▶ Work required
Make an exact copy of the records, dropping all pictures.

-- Begin Input for this task --

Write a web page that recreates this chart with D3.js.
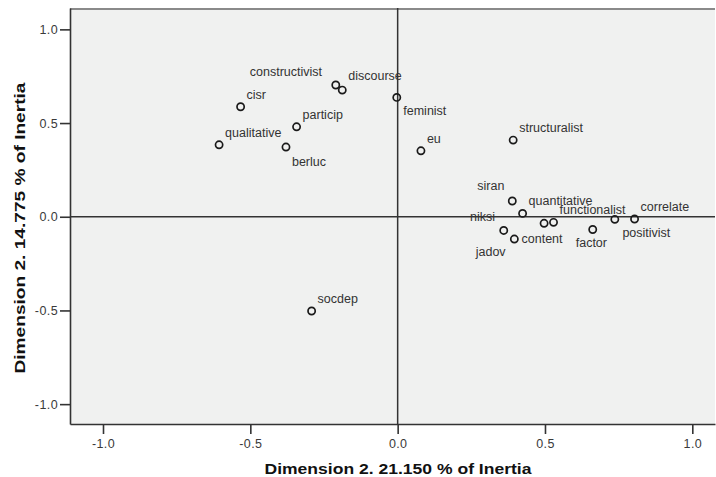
<!DOCTYPE html>
<html>
<head>
<meta charset="utf-8">
<script src="https://cdn.jsdelivr.net/npm/d3@7"></script>
<style>
  html, body { margin: 0; padding: 0; background: #ffffff; }
  svg { display: block; }
</style>
</head>
<body>
<svg id="chart" width="716" height="477"></svg>
<script>
// ---- Data ----
const categories = ["constructivist","discourse","cisr","particip","qualitative","berluc",
  "feminist","eu","structuralist","socdep","siran","quantitative","niksi","jadov",
  "content","functionalist","factor","positivist","correlate"];
const dim1Values = [-0.210,-0.188,-0.533,-0.343,-0.606,-0.379,
  -0.003,0.079,0.392,-0.292,0.389,0.424,0.360,0.396,
  0.497,0.529,0.662,0.737,0.804];
const dim2Values = [0.703,0.676,0.587,0.480,0.384,0.372,
  0.637,0.352,0.409,-0.503,0.084,0.018,-0.073,-0.119,
  -0.035,-0.030,-0.068,-0.014,-0.012];
const xTickValues = [-1.0,-0.5,0.0,0.5,1.0];
const yTickValues = [-1.0,-0.5,0.0,0.5,1.0];
const xTitle = "Dimension 2. 21.150 % of Inertia";
const yTitle = "Dimension 2. 14.775 % of Inertia";

// label placement relative to its point (px); default upper-right
const labelOffsets = {
  constructivist: [-86, -9], discourse: [6, -10], berluc: [6, 18.5],
  feminist: [6.5, 17.7], siran: [-35, -11], niksi: [-33.7, -9.6],
  jadov: [-38.6, 17], content: [-22.6, 20], factor: [-17, 18], positivist: [7.6, 17.4]
};
const defaultOffset = [6, -8];

// ---- Layout ----
const plot = { left: 70, right: 715, top: 8, bottom: 424 };
const svg = d3.select("#chart");

const x = d3.scaleLinear().domain([-1.112, 1.077]).range([plot.left, plot.right]);
const y = d3.scaleLinear().domain([-1.106, 1.114]).range([plot.bottom, plot.top]);

// background
svg.append("rect")
  .attr("x", plot.left).attr("y", plot.top)
  .attr("width", plot.right - plot.left).attr("height", plot.bottom - plot.top)
  .attr("fill", "#f0f1f0");

// top border (gray)
svg.append("line")
  .attr("x1", plot.left).attr("x2", plot.right)
  .attr("y1", plot.top + 1).attr("y2", plot.top + 1)
  .attr("stroke", "#8a8a8a").attr("stroke-width", 2.2);

const fmt = d => d.toFixed(1);

// axes
const yAxis = svg.append("g")
  .attr("transform", `translate(${plot.left},0)`)
  .call(d3.axisLeft(y).tickValues(yTickValues).tickFormat(fmt).tickSize(10).tickPadding(2).tickSizeOuter(0));
const xAxis = svg.append("g")
  .attr("transform", `translate(0,${plot.bottom})`)
  .call(d3.axisBottom(x).tickValues(xTickValues).tickFormat(fmt).tickSize(10).tickPadding(5).tickSizeOuter(0));

[xAxis, yAxis].forEach(g => {
  g.select(".domain").attr("stroke", "#333").attr("stroke-width", 1.6);
  g.selectAll(".tick line").attr("stroke", "#333").attr("stroke-width", 1.6);
  g.selectAll(".tick text")
    .attr("fill", "#3a3a3a")
    .style("font-family", "'Liberation Sans', Arial, sans-serif")
    .style("font-size", "12.5px")
    .style("letter-spacing", "0.4px");
});

// reference lines at 0
svg.append("line")
  .attr("x1", x(0)).attr("x2", x(0))
  .attr("y1", plot.top).attr("y2", plot.bottom)
  .attr("stroke", "#333").attr("stroke-width", 1.5);
svg.append("line")
  .attr("x1", plot.left).attr("x2", plot.right)
  .attr("y1", y(0)).attr("y2", y(0))
  .attr("stroke", "#333").attr("stroke-width", 1.5);

// points
const points = categories.map((c, i) => ({ name: c, d1: dim1Values[i], d2: dim2Values[i] }));

svg.append("g").selectAll("circle")
  .data(points).join("circle")
  .attr("cx", d => x(d.d1)).attr("cy", d => y(d.d2))
  .attr("r", 3.6)
  .attr("fill", "none")
  .attr("stroke", "#1a1a1a").attr("stroke-width", 1.7);

svg.append("g").selectAll("text")
  .data(points).join("text")
  .attr("x", d => x(d.d1) + (labelOffsets[d.name] || defaultOffset)[0])
  .attr("y", d => y(d.d2) + (labelOffsets[d.name] || defaultOffset)[1])
  .attr("fill", "#333")
  .style("font-family", "'Liberation Sans', Arial, sans-serif")
  .style("font-size", "12.5px")
  .text(d => d.name);

// titles
svg.append("text")
  .attr("x", 398).attr("y", 474)
  .attr("text-anchor", "middle")
  .attr("textLength", 267).attr("lengthAdjust", "spacingAndGlyphs")
  .attr("fill", "#111")
  .style("font-family", "'Liberation Sans', Arial, sans-serif")
  .style("font-size", "15px").style("font-weight", "bold")
  .text(xTitle);

svg.append("text")
  .attr("transform", "translate(25,228) rotate(-90)")
  .attr("text-anchor", "middle")
  .attr("textLength", 291).attr("lengthAdjust", "spacingAndGlyphs")
  .attr("fill", "#111")
  .style("font-family", "'Liberation Sans', Arial, sans-serif")
  .style("font-size", "15px").style("font-weight", "bold")
  .text(yTitle);
</script>
</body>
</html>
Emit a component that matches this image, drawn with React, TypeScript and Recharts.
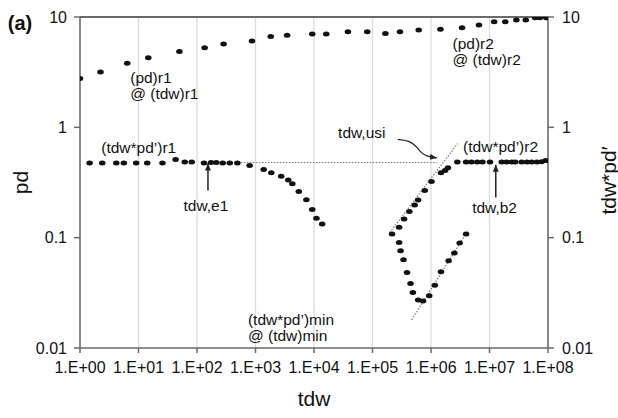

-- End Input for this task --

▶ Answer to the exercise
Write a web page that recreates this chart with D3.js.
<!DOCTYPE html>
<html>
<head>
<meta charset="utf-8">
<script src="https://cdn.jsdelivr.net/npm/d3@7"></script>
<style>
  html, body { margin: 0; padding: 0; background: #ffffff; }
  svg { display: block; }
</style>
</head>
<body>
<svg id="chart" width="716" height="477"></svg>
<script>
// ---- Data ----
const categories = ["constructivist","discourse","cisr","particip","qualitative","berluc",
  "feminist","eu","structuralist","socdep","siran","quantitative","niksi","jadov",
  "content","functionalist","factor","positivist","correlate"];
const dim1Values = [-0.210,-0.188,-0.533,-0.343,-0.606,-0.379,
  -0.003,0.079,0.392,-0.292,0.389,0.424,0.360,0.396,
  0.497,0.529,0.662,0.737,0.804];
const dim2Values = [0.703,0.676,0.587,0.480,0.384,0.372,
  0.637,0.352,0.409,-0.503,0.084,0.018,-0.073,-0.119,
  -0.035,-0.030,-0.068,-0.014,-0.012];
const xTickValues = [-1.0,-0.5,0.0,0.5,1.0];
const yTickValues = [-1.0,-0.5,0.0,0.5,1.0];
const xTitle = "Dimension 2. 21.150 % of Inertia";
const yTitle = "Dimension 2. 14.775 % of Inertia";

// label placement relative to its point (px); default upper-right
const labelOffsets = {
  constructivist: [-86, -9], discourse: [6, -10], berluc: [6, 18.5],
  feminist: [6.5, 17.7], siran: [-35, -11], niksi: [-33.7, -9.6],
  jadov: [-38.6, 17], content: [-22.6, 20], factor: [-17, 18], positivist: [7.6, 17.4]
};
const defaultOffset = [6, -8];

// ---- Layout ----
const plot = { left: 70, right: 715, top: 8, bottom: 424 };
const svg = d3.select("#chart");

const x = d3.scaleLinear().domain([-1.112, 1.077]).range([plot.left, plot.right]);
const y = d3.scaleLinear().domain([-1.106, 1.114]).range([plot.bottom, plot.top]);

// background
svg.append("rect")
  .attr("x", plot.left).attr("y", plot.top)
  .attr("width", plot.right - plot.left).attr("height", plot.bottom - plot.top)
  .attr("fill", "#f0f1f0");

// top border (gray)
svg.append("line")
  .attr("x1", plot.left).attr("x2", plot.right)
  .attr("y1", plot.top + 1).attr("y2", plot.top + 1)
  .attr("stroke", "#8a8a8a").attr("stroke-width", 2.2);

const fmt = d => d.toFixed(1);

// axes
const yAxis = svg.append("g")
  .attr("transform", `translate(${plot.left},0)`)
  .call(d3.axisLeft(y).tickValues(yTickValues).tickFormat(fmt).tickSize(10).tickPadding(2).tickSizeOuter(0));
const xAxis = svg.append("g")
  .attr("transform", `translate(0,${plot.bottom})`)
  .call(d3.axisBottom(x).tickValues(xTickValues).tickFormat(fmt).tickSize(10).tickPadding(5).tickSizeOuter(0));

[xAxis, yAxis].forEach(g => {
  g.select(".domain").attr("stroke", "#333").attr("stroke-width", 1.6);
  g.selectAll(".tick line").attr("stroke", "#333").attr("stroke-width", 1.6);
  g.selectAll(".tick text")
    .attr("fill", "#3a3a3a")
    .style("font-family", "'Liberation Sans', Arial, sans-serif")
    .style("font-size", "12.5px")
    .style("letter-spacing", "0.4px");
});

// reference lines at 0
svg.append("line")
  .attr("x1", x(0)).attr("x2", x(0))
  .attr("y1", plot.top).attr("y2", plot.bottom)
  .attr("stroke", "#333").attr("stroke-width", 1.5);
svg.append("line")
  .attr("x1", plot.left).attr("x2", plot.right)
  .attr("y1", y(0)).attr("y2", y(0))
  .attr("stroke", "#333").attr("stroke-width", 1.5);

// points
const points = categories.map((c, i) => ({ name: c, d1: dim1Values[i], d2: dim2Values[i] }));

svg.append("g").selectAll("circle")
  .data(points).join("circle")
  .attr("cx", d => x(d.d1)).attr("cy", d => y(d.d2))
  .attr("r", 3.6)
  .attr("fill", "none")
  .attr("stroke", "#1a1a1a").attr("stroke-width", 1.7);

svg.append("g").selectAll("text")
  .data(points).join("text")
  .attr("x", d => x(d.d1) + (labelOffsets[d.name] || defaultOffset)[0])
  .attr("y", d => y(d.d2) + (labelOffsets[d.name] || defaultOffset)[1])
  .attr("fill", "#333")
  .style("font-family", "'Liberation Sans', Arial, sans-serif")
  .style("font-size", "12.5px")
  .text(d => d.name);

// titles
svg.append("text")
  .attr("x", 398).attr("y", 474)
  .attr("text-anchor", "middle")
  .attr("textLength", 267).attr("lengthAdjust", "spacingAndGlyphs")
  .attr("fill", "#111")
  .style("font-family", "'Liberation Sans', Arial, sans-serif")
  .style("font-size", "15px").style("font-weight", "bold")
  .text(xTitle);

svg.append("text")
  .attr("transform", "translate(25,228) rotate(-90)")
  .attr("text-anchor", "middle")
  .attr("textLength", 291).attr("lengthAdjust", "spacingAndGlyphs")
  .attr("fill", "#111")
  .style("font-family", "'Liberation Sans', Arial, sans-serif")
  .style("font-size", "15px").style("font-weight", "bold")
  .text(yTitle);
</script>
</body>
</html>
Emit a component that matches this image, drawn with React, TypeScript and Recharts.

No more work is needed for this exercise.